Vodka Should Own a Pie-Cutting Shop
The gist of this cornbread's problem is that we should stop eating all dishes from the SMOKY episode of Best Thing I Ever Ate.  We don't like smoke!  We don't enjoy smoky flavors!  WHY ARE WE DOING THIS TO OURSELVES?!
Simple Answer: We're On a Mission and/or We Never Learn
Besides being entirely too smoky (which, in Husk's defense, is kind of the point), this cornbread is on the dry side, even for cornbread, and it tastes like it's been sitting out for a while and was merely reheated.  Crispy on the outside from the oven, the insides tend to fall apart, and the flakes of sea salt that are visible on top end up being its only saving grace.
And Have You Ever Known Us to Turn Down a Bread Product?!
We are unimpressed to begin with, and when our best friend, the waitress, arrives seconds later with a basket of complimentary rolls and butter, the cornbread becomes even less appealing.  After all, who would ORDER BREAD when you GET BREAD FOR FREE?
Husk, You Are Just Being Silly
Plus, the rolls are much tastier than the cornbread -- salty and dense like a perfect brioche.  The pork fat butter that comes with it is decidedly less appetizing (especially to Diet Coke, who despises condiments in all forms), but these rolls have it all over the cornbread.
For the Record, That Slice Is All Of Said Cornbread That We Consume.
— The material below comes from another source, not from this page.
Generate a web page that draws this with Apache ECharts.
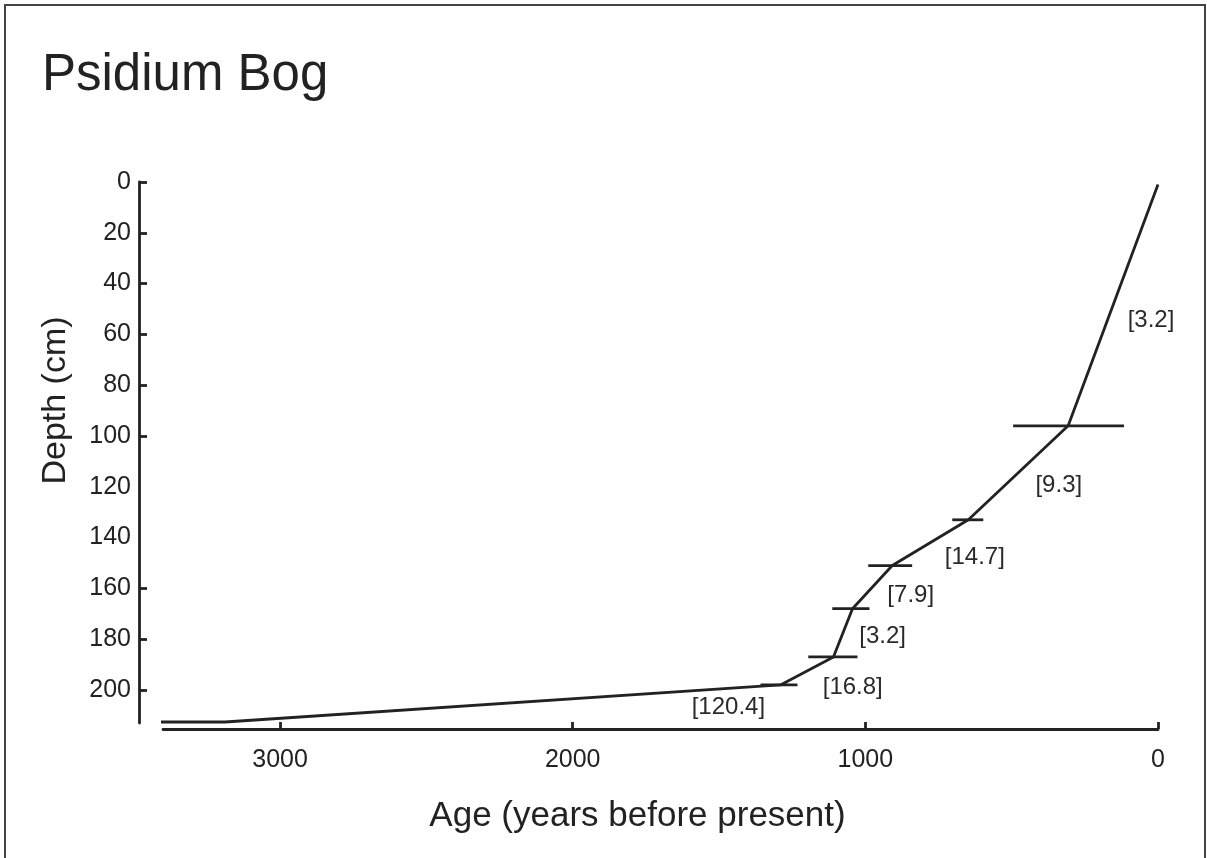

Poor Showing, Husk
Vodka's specialty gin cocktail is minty like a mojito and a tad too sweet for something that Vodka specified "not be sweet," but overall, it is fine (after all, it has gin in it.  How bad could it be?).  It gets bonus points for the giant ice cube inside, which seems to be Husk's specialty, and said ice cube should, in fairness, be on Best Thing I Ever Ate ahead of the mediocre cornbread.
Honey I Shrunk The Kids-Sized Ice
Diet Coke's chicken wings are equally unimpressive -- tasting of red pepper and honey, the chicken itself seems undercooked, and the rub makes for an odd combination. 
The Original Wing Dings
The Bowl Is More Appealing Than the Chicken
In truth, Vodka's fried catfish BLT is the only thing saving Husk from us writing it off completely.  The roll is moldable and fresh, and catfish perfectly crispy, and the spicy mayo plentiful.  Indeed, if this were the dish featured on the show, it would have received 5 stars.
Strange Picture Proportions = BLT Looks Like a Slider
Mayo Makes Everything Better
Yet Another Specialty Condiment Which Diet Coke Won't Taste
Unfortunately for Husk, they're saddled with their smoky cornbread.  And that bread is just not worth our marathon run across the streets of Charleston.
How the South Was Not Won
Actually, not much would be worth our running in stifling humidity.  But a bevy of free cocktails just might get the job done.